2024-10-02 22:25:03
Guess who’s back, back again? Seven years after announcing his retirement from acting, three-time Oscar winner Daniel Day-Lewis is returning to the screen for Anemone, a feature film directed by his son Ronan Day-Lewis.
Produced by Focus Features and Brad Pitt’s production company, Plan B, Anemone reportedly explores “the intricate relationships between fathers, sons, and brothers, and the dynamics of familial bonds.” Day-Lewis stars opposite Sean Bean, Samantha Morton, Samuel Bottomley, and Safia Oakley-Green. The 67-year-old is also involved with the project behind the scenes, having cowritten the screenplay with his 26-year-old son.
Day-Lewis talked a big game about ending his acting career in 2017, during his press tour for Paul Thomas Anderson’s Phantom Thread. “All my life, I’ve mouthed off about how I should stop acting, and I don’t know why it was different this time, but the impulse to quit took root in me, and that became a compulsion,” he told W magazine at the time. “It was something I had to do.” His publicist, Leslee Dart, confirmed the news in a statement to The Hollywood Reporter. “Daniel Day-Lewis will no longer be working as an actor,” read the statement. “He is immensely grateful to all of his collaborators and audiences over the many years. This is a private decision, and neither he nor his representatives will make any further comment on this subject.”
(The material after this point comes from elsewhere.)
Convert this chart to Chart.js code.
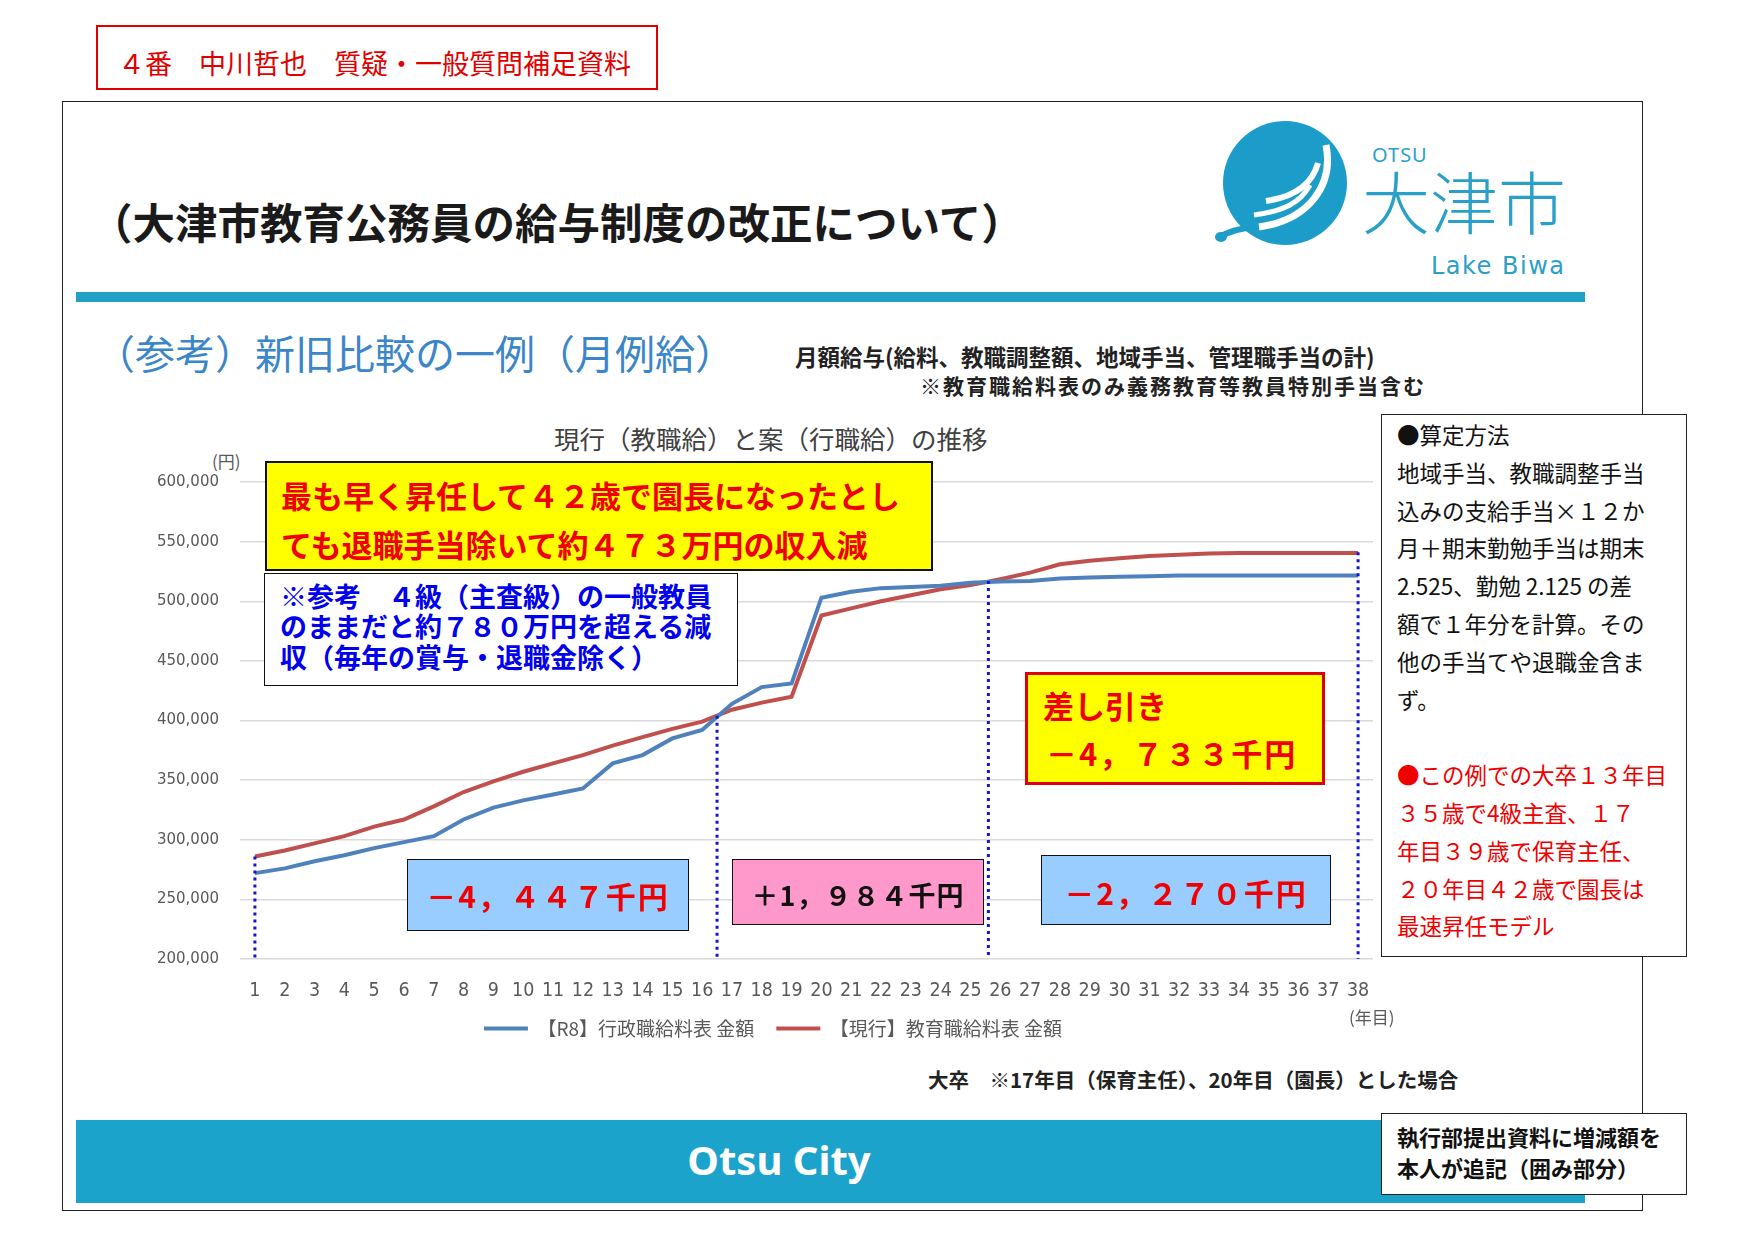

Thankfully, it seems he might have spoken too soon. Widely considered one of the greatest actors of his generation, Day-Lewis has won the most best-actor Oscars in Academy history, taking home the trophy for 1989’s My Left Foot, 2007’s There Will Be Blood, and 2012’s Lincoln. He’s been nominated for three more best-actor Oscars as well—for 2002’s Gangs of New York, 1993’s In the Name of the Father, and 2017’s Phantom Thread. Prior to his 2017 announcement, Day-Lewis had made other proclamations about retiring from acting, with the actor retreating from film in the late 1990s and entering “semi-retirement” in Florence, Italy, to focus on his other passions: woodworking and shoemaking.
In 1989, Day-Lewis walked out mid-show while he was playing Hamlet at the National Theatre in London, saying that he saw his father’s ghost. He subsequently quit the production and retired from stage acting. Years later, in an interview with Time magazine, the actor claimed that he was perhaps speaking more metaphorically: “I may have said a lot of things in the immediate aftermath and to some extent I probably saw my father’s ghost every night, because of course if you’re working in a play like Hamlet, you explore everything through your own experience.” In any case, he hasn’t done a stage production since.
Rather than follow in his father’s footsteps, Ronan Day-Lewis took a different artistic path. He is primarily a painter who has exhibited his works in New York. His first international solo exhibition debuts Wednesday in Hong Kong. The elder Day-Lewis has three sons: 29-year-old Gabriel-Kane, Ronan, and 22-year-old Cashel. So if Daniel Day-Lewis claims he is retiring again after this, know there are at least two other sons who may lure him back with screenplays of their own.